La consolation vient à la fin. Vouloir y parvenir trop rapidement serait en méconnaître le coût, ce qui revient à penser que Dieu aurait pu obtenir ce résultat — vaincre le péché et la mort — sans le sang qui le précède.
Je n’arrive toujours pas à en bien comprendre, je l’avoue, la raison profonde. Saint Pierre non plus ne me semble pas l’avoir comprise et s’en est irrité. Le grand saint Anselme a tenté de répondre dans son « Cur Deus Homo ? » (Pourquoi Dieu s’est-il fait Homme ?). Sa réponse est : pour notre salut. Certes, mais il y a une autre question plus profonde. Le « Catéchisme » dit : « Il nous a tant aimés qu’il s’est fait humble comme nous, qu’il a souffert, est mort, a été enseveli, pour nous sauver. »

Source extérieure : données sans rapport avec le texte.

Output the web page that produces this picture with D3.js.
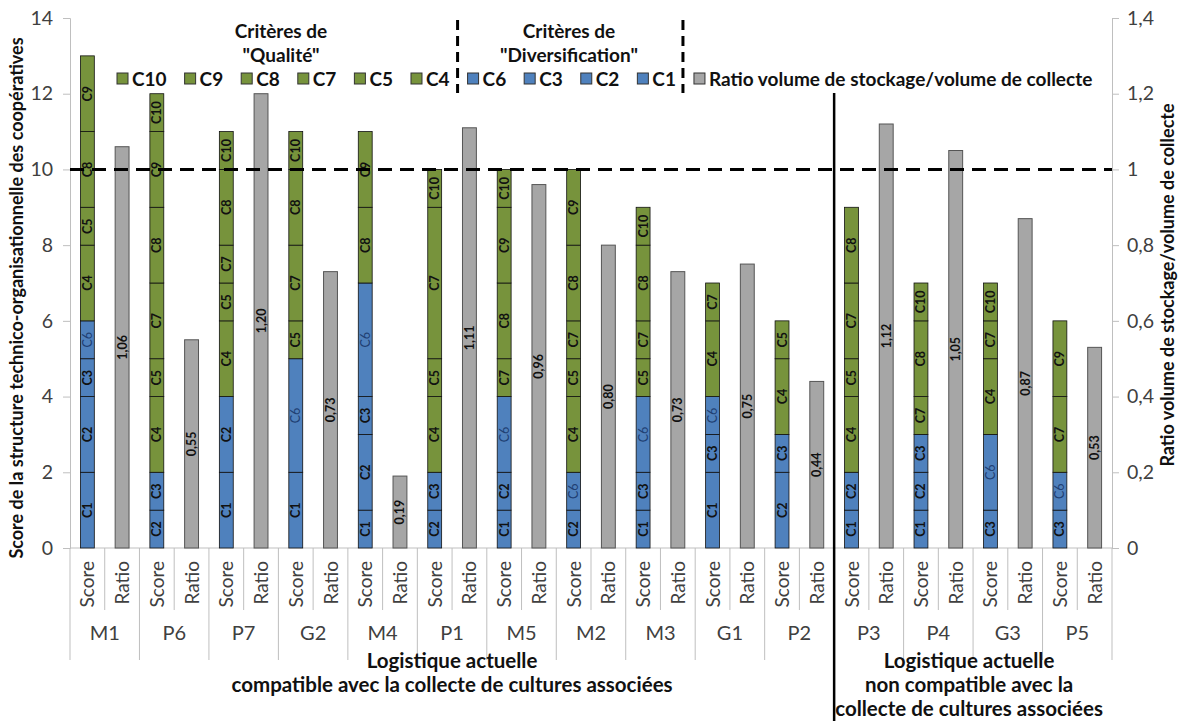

Tout ceci figure dans le Credo et est rigoureusement exact.
Mais tout ceci ne nous dit pas pourquoi ? Les grands théologiens ont débattu sur le fait de savoir si Dieu se serait incarné si nous n’avions pas péché. D’aucuns plus sages que moi déroulent les interrogations. Il me suffit de considérer les faits bruts, mystère après mystère, au-delà de toute déduction.
Gabriel Marcel distinguait mystère et problème. La somme du génie et l’effort de la raison ne suffisent pas pour comprendre pleinement certains des faits et certaines des vérités qui sont pourtant vitaux à notre existence d’êtres humains.
A chaque époque, les rationalistes y voient l’erreur des religions révélées, leur fondamentale irrationalité. Est-ce si vrai ? Ou n’est-il pas plus rationnel de reconnaître qu’il existe des choses qui demeurent au-delà de notre compréhension, si grands soient les pouvoirs de la raison, eux-mêmes très mystérieux ? Comment l’intérieur du crâne humain peut-il refermer un vaste univers vieux de 15 milliards d’années ? Les échanges chimiques à l’intérieur de nos cerveaux expliquent-ils quoi que ce soit ?
Et pourtant beaucoup dépend de notre connaissance des questions cruciales. Quelques erreurs sur des points de philosophie entraînent les absurdes énigmes modernes. Nous connaissons beaucoup de choses sur le cosmos mais savons-nous vraiment quelque chose ? La dénégation et la déformation de la vérité ont coûté cent cinquante millions de vies au siècle passé. Elles se poursuivent dans les moulins à avortement dans les parties les plus « avancées » de la planète.
« Voilà qui est singulier de la part de Dieu/D’avoir choisi les Juifs ». Oui, même si vous savez que le salut doit venir d’une relation personnelle entre l’humanité et son créateur et pas d’un système philosophique abstrait. Encore plus singulier de la part de Dieu d’avoir choisi de se faire Homme ; encore plus singulier de mourir sur une croix pour racheter par Lui-même les péchés des hommes. Benoît note ce paradoxe que « les rachetés ont lavé leur vêtement et l’ont blanchi dans le sang de l’Agneau » Apocalypse, 7, 14. Un parmi les nombreux paradoxes de la Semaine Sainte.
Plus je vieillis et plus clair m’apparaît le péché — le mien et celui des autres —, plus terribles les conséquences sous une myriade de formes, plus ou moins subtiles. « Tous pardonnés », seul un esprit français, à l’évidence dément, peut le proclamer. Tout comprendre c’est tout pardonner. Non, tout comprendre est au contraire être plus horrifié du péché, de sa nature et de son étendue.
Cette mystérieuse chaîne d’événements qui vainc le péché et la mort est avérée à la lumière du Mysterium Iniquitatis selon les termes de saint Augustin. Le remède est aussi mystérieux que le mal. Selon Benoît XVI, l’innovation du Nouveau Testament est que la Passion rapproche Dieu et l’Homme plus qu’à aucun autre moment de l’histoire du monde, afin que nous qui croyons nous soyons en Christ. Le monde n’a que faire du « Mystère intégral du Christ ». Nous en faisons cas quelque peu ; mais ce peu change tout.